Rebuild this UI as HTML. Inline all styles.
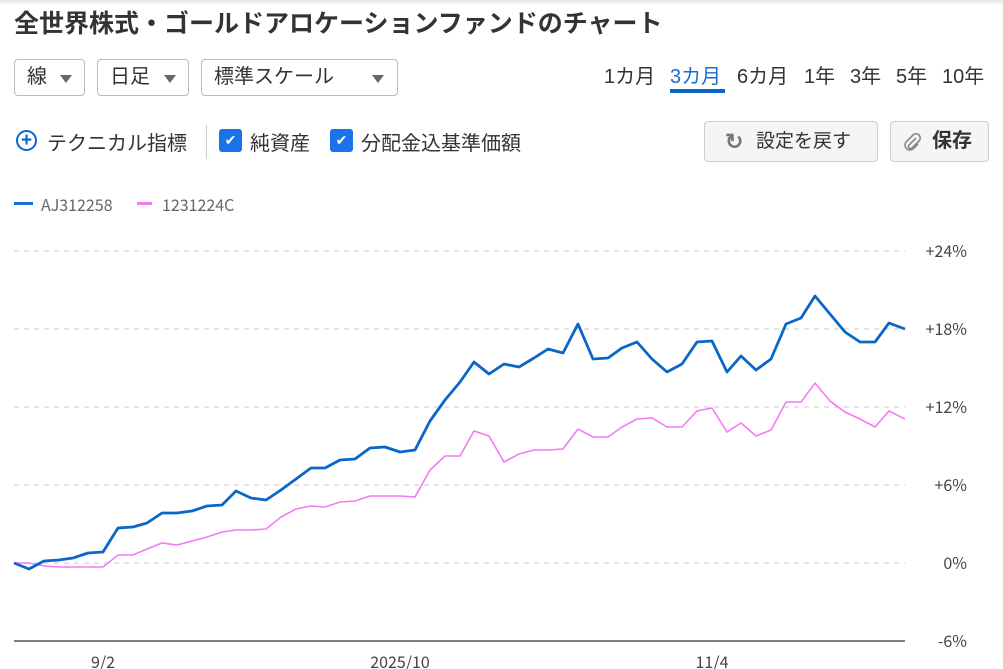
<!DOCTYPE html>
<html><head><meta charset="utf-8"><style>
body{margin:0;width:1003px;height:669px;overflow:hidden;background:#fff;font-family:"Liberation Sans","Noto Sans CJK JP",sans-serif;color:#333;position:relative}
.a{position:absolute;white-space:nowrap}
.sel{position:absolute;top:59px;height:37px;border:1px solid #bbb;border-radius:4px;box-sizing:border-box;font-size:20px;line-height:35px;padding-left:12px}
.tri{position:absolute;top:15px;width:0;height:0;border-left:6px solid transparent;border-right:6px solid transparent;border-top:8px solid #666}
.cb{position:absolute;top:129px;width:23px;height:23px;background:#1a73e8;border-radius:3px;color:#fff;font-size:14px;line-height:23px;text-align:center}
.btn{position:absolute;top:121px;height:41px;border:1px solid #ccc;border-radius:4px;background:#f5f5f5;box-sizing:border-box;font-size:19px;line-height:39px}
</style></head><body>
<div style="position:absolute;left:0;top:0;width:1003px;height:6px;background:linear-gradient(#e6e6e6,#fff)"></div>
<div class="a" style="left:14px;top:4px;font-size:25px;font-weight:bold;color:#333">全世界株式・ゴールドアロケーションファンドのチャート</div>
<div class="sel" style="left:14px;width:71px">線<div class="tri" style="left:45px"></div></div>
<div class="sel" style="left:97px;width:92px">日足<div class="tri" style="left:66px"></div></div>
<div class="sel" style="left:201px;width:197px">標準スケール<div class="tri" style="left:170px"></div></div>
<div class="a" style="left:604px;top:60px;font-size:20px">1カ月</div>
<div class="a" style="left:670px;top:60px;font-size:20px;color:#1a6fd0">3カ月</div>
<div style="position:absolute;left:670px;top:89px;width:55px;height:4px;background:#0a66c8"></div>
<div class="a" style="left:737px;top:60px;font-size:20px">6カ月</div>
<div class="a" style="left:804px;top:60px;font-size:20px">1年</div>
<div class="a" style="left:850px;top:60px;font-size:20px">3年</div>
<div class="a" style="left:896px;top:60px;font-size:20px">5年</div>
<div class="a" style="left:942px;top:60px;font-size:20px">10年</div>
<div class="a" style="left:16px;top:130px;width:17px;height:17px;border:2.5px solid #0a66c8;border-radius:50%;color:#0a66c8;font-size:19px;line-height:17px;text-align:center;font-weight:bold">+</div>
<div class="a" style="left:47px;top:127px;font-size:20px">テクニカル指標</div>
<div style="position:absolute;left:206px;top:125px;width:1px;height:34px;background:#ccc"></div>
<div class="cb" style="left:219px">✔</div>
<div class="a" style="left:250px;top:127px;font-size:20px">純資産</div>
<div class="cb" style="left:330px">✔</div>
<div class="a" style="left:361px;top:127px;font-size:20px">分配金込基準価額</div>
<div class="btn" style="left:704px;width:174px"><span style="position:absolute;left:20px;color:#777;font-size:22px;font-weight:bold">↻</span><span style="position:absolute;left:51px">設定を戻す</span></div>
<div class="btn" style="left:890px;width:99px"><svg style="position:absolute;left:13px;top:11px" width="18" height="20" viewBox="0 0 18 20"><path d="M12 5 L5 12 a2 2 0 0 0 3 3 L15 8 a4 4 0 0 0 -6 -6 L2 9 a5 5 0 0 0 7 7 L14 11" fill="none" stroke="#888" stroke-width="1.6"/></svg><span style="position:absolute;left:41px;font-weight:bold;font-size:20px">保存</span></div>
<div style="position:absolute;left:14px;top:202px;width:19px;height:3px;background:#1a6fd0"></div>
<div class="a" style="left:41px;top:192px;font-size:16px;color:#666;font-family:'Noto Sans CJK JP',sans-serif">AJ312258</div>
<div style="position:absolute;left:137px;top:202px;width:15px;height:3px;background:#f37af5"></div>
<div class="a" style="left:162px;top:192px;font-size:16px;color:#666;font-family:'Noto Sans CJK JP',sans-serif">1231224C</div>
<svg width="1003" height="669" style="position:absolute;left:0;top:0" font-family="Noto Sans CJK JP, sans-serif">
<g stroke="#d4d4d4" stroke-dasharray="5,5" stroke-width="1.3">
<line x1="14" x2="905" y1="251" y2="251"/><line x1="14" x2="905" y1="329" y2="329"/><line x1="14" x2="905" y1="407" y2="407"/><line x1="14" x2="905" y1="485" y2="485"/><line x1="14" x2="905" y1="563" y2="563"/></g>
<line x1="14" x2="905" y1="641" y2="641" stroke="#555" stroke-width="1.5"/>
<g font-size="16" fill="#444" text-anchor="end">
<text x="967" y="257">+24%</text><text x="967" y="335">+18%</text><text x="967" y="413">+12%</text><text x="967" y="491">+6%</text><text x="967" y="569">0%</text><text x="967" y="647">-6%</text></g>
<g font-size="16" fill="#444" text-anchor="middle"><text x="103" y="668">9/2</text><text x="400" y="668">2025/10</text><text x="712" y="668">11/4</text></g>
<polyline fill="none" stroke="#f37af5" stroke-width="1.6" points="14,563 29,563 44,566 59,567 73,567 88,567 103,567 118,555 133,555 147,549 162,543 177,545 192,541 207,537 222,532 236,530 251,530 266,529 281,517 296,509 311,506 325,507 340,502 355,501 370,496 385,496 400,496 415,497 430,470 445,456 460,456 474,431 489,436 504,462 519,454 534,450 548,450 563,449 578,429 593,437 608,437 622,427 637,419 652,418 667,427 682,427 697,411 712,408 727,432 741,423 756,436 771,430 786,402 801,402 815,383 830,401 845,412 860,419 875,427 889,411 905,419"/>
<polyline fill="none" stroke="#0a66c8" stroke-width="2.8" stroke-linejoin="round" points="14,563 29,569 44,561 59,560 73,558 88,553 103,552 118,528 133,527 147,523 162,513 177,513 192,511 207,506 222,505 236,491 251,498 266,500 281,490 296,479 311,468 325,468 340,460 355,459 370,448 385,447 400,452 415,450 430,421 445,400 460,382 474,362 489,374 504,364 519,367 534,358 548,349 563,353 578,324 593,359 608,358 622,348 637,342 652,359 667,372 682,364 697,342 712,341 727,372 741,356 756,370 771,359 786,324 801,318 815,296 830,314 845,332 860,342 875,342 889,323 905,329"/>
</svg>
</body></html>
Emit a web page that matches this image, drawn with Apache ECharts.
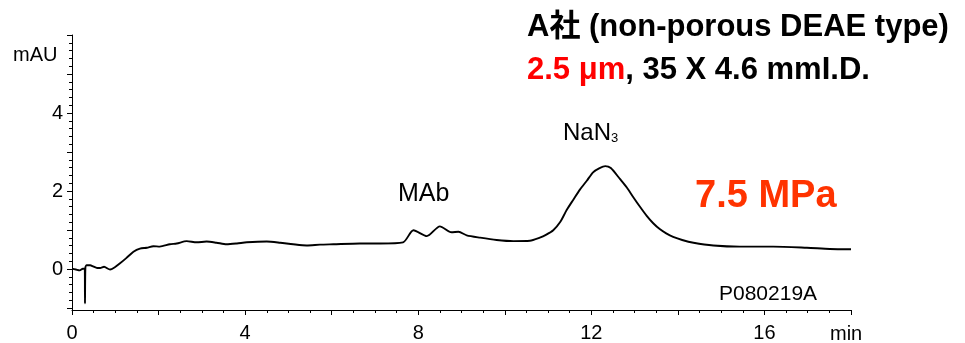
<!DOCTYPE html>
<html>
<head>
<meta charset="utf-8">
<script src="https://cdn.jsdelivr.net/npm/echarts@6/dist/echarts.min.js"></script>
<style>
  html, body { margin: 0; padding: 0; background: #fff; }
  #chart { width: 965px; height: 343px; }
</style>
</head>
<body>
<div id="chart"></div>
<script>
// Retention time (min) and absorbance (mAU) of the chromatogram trace
const times = [0.0, 0.09, 0.18, 0.25, 0.295, 0.30, 0.31, 0.34, 0.37, 0.42, 0.49, 0.58, 0.65, 0.74, 0.88, 0.99,
  1.11, 1.26, 1.42, 1.57, 1.73, 1.88, 2.03, 2.26, 2.42, 2.65, 2.88, 3.11, 3.34, 3.57, 3.81, 4.04,
  4.50, 4.81, 5.11, 5.42, 5.73, 6.04, 6.65, 7.12,
  7.65, 7.89, 8.20, 8.50, 8.77, 8.93, 9.12, 9.43, 9.81, 10.20, 10.58, 10.81, 10.95, 11.12, 11.28,
  11.43, 11.58, 11.74, 11.90, 12.04, 12.18, 12.32, 12.45, 12.66, 12.82, 12.97, 13.12, 13.28, 13.43,
  13.58, 13.73, 13.89, 14.10, 14.36, 14.82, 15.43, 16.20, 16.98, 17.51, 18.0];
const absorbance = [-0.01, -0.03, -0.05, -0.01, -0.01, -0.90, 0.03, 0.08, 0.08, 0.08, 0.05, 0.01, 0.01, 0.04, -0.03, 0.03,
  0.13, 0.27, 0.43, 0.51, 0.53, 0.57, 0.56, 0.62, 0.64, 0.70, 0.67, 0.69, 0.66, 0.62, 0.64, 0.67,
  0.69, 0.66, 0.62, 0.59, 0.61, 0.62, 0.64, 0.64,
  0.67, 0.98, 0.83, 1.08, 0.93, 0.94, 0.85, 0.79, 0.73, 0.70, 0.71, 0.79, 0.86, 0.98, 1.19,
  1.50, 1.76, 2.03, 2.26, 2.47, 2.57, 2.63, 2.58, 2.30, 2.08, 1.83, 1.59, 1.35, 1.16,
  1.01, 0.90, 0.81, 0.73, 0.66, 0.59, 0.56, 0.56, 0.53, 0.50, 0.49];

// Axis ranges and labelled ticks
const xRange = [0, 18];
const xLabels = [0, 4, 8, 12, 16];
const yRange = [-1.07, 6];
const yTickRange = [-1, 6];
const yLabels = [0, 2, 4];

const FONT = "'Liberation Sans', Arial, 'Noto Sans CJK JP', sans-serif";
const chart = echarts.init(document.getElementById('chart'), null, { renderer: 'canvas' });

const trace = times.map((t, i) => [t, absorbance[i]]);

function textTitle(text, left, top, size, style) {
  return {
    text: text,
    left: left,
    top: top,
    padding: 0,
    textStyle: Object.assign({
      fontFamily: FONT,
      fontSize: size,
      lineHeight: size,
      fontWeight: 'normal',
      color: '#000'
    }, style || {})
  };
}

const option = {
  animation: false,
  backgroundColor: '#fff',
  title: [
    textTitle('A社 (non-porous DEAE type)', 527, 12, 31, { fontWeight: 'bold' }),
    textTitle('{r|2.5 μm}, 35 X 4.6 mmI.D.', 527, 55, 31, {
      fontWeight: 'bold',
      rich: { r: { color: '#ff0000', fontFamily: FONT, fontSize: 31, fontWeight: 'bold', lineHeight: 31 } }
    }),
    textTitle('7.5 MPa', 695, 178, 38, { fontWeight: 'bold', color: '#ff3300' }),
    textTitle('MAb', 398, 182, 25),
    textTitle('NaN{s|3}', 563, 121, 24, {
      rich: { s: { fontFamily: FONT, fontSize: 13, lineHeight: 24, verticalAlign: 'bottom', padding: [9, 0, 0, 0] } }
    }),
    textTitle('P080219A', 719, 284, 21),
    textTitle('mAU', 13, 45, 20),
    textTitle('min', 830, 324, 20)
  ],
  grid: [
    { left: 72, right: 114, top: 35, bottom: 32.3, containLabel: false },
    { left: 72, right: 114, top: 35, bottom: 35, containLabel: false }
  ],
  xAxis: [
    {
      type: 'value', gridIndex: 0, min: xRange[0], max: xRange[1], interval: 2,
      axisLine: { show: true, onZero: false, lineStyle: { color: '#000', width: 1 } },
      axisTick: { show: true, length: 5, lineStyle: { color: '#000', width: 1 } },
      minorTick: { show: true, splitNumber: 4, length: 3, lineStyle: { color: '#000', width: 1 } },
      splitLine: { show: false },
      axisLabel: {
        margin: 13, color: '#000', fontFamily: FONT, fontSize: 20,
        formatter: v => (xLabels.indexOf(v) >= 0 ? String(v) : '')
      }
    },
    { type: 'value', gridIndex: 1, min: xRange[0], max: xRange[1], show: false }
  ],
  yAxis: [
    {
      type: 'value', gridIndex: 0, min: yRange[0], max: yRange[1],
      axisLine: { show: true, onZero: false, lineStyle: { color: '#000', width: 1 } },
      axisTick: { show: false }, axisLabel: { show: false }, splitLine: { show: false }
    },
    {
      type: 'value', gridIndex: 1, min: yTickRange[0], max: yTickRange[1], interval: 1,
      axisLine: { show: false },
      axisTick: { show: true, length: 5, lineStyle: { color: '#000', width: 1 } },
      minorTick: { show: true, splitNumber: 5, length: 3, lineStyle: { color: '#000', width: 1 } },
      splitLine: { show: false },
      axisLabel: {
        margin: 9, color: '#000', fontFamily: FONT, fontSize: 20,
        formatter: v => (yLabels.indexOf(v) >= 0 ? String(v) : '')
      }
    }
  ],
  series: [
    {
      type: 'line', xAxisIndex: 0, yAxisIndex: 0, data: trace,
      showSymbol: false, smooth: 0.25, clip: false,
      lineStyle: { color: '#000', width: 1.9 }
    }
  ]
};

chart.setOption(option);
</script>
</body>
</html>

----

• [The problem]: Take every line containing the word "this" and copy it.

• [Correct response]:
Rebuild this UI as HTML. Inline all styles.
Emit a web page that matches this image, drawn with Apache ECharts.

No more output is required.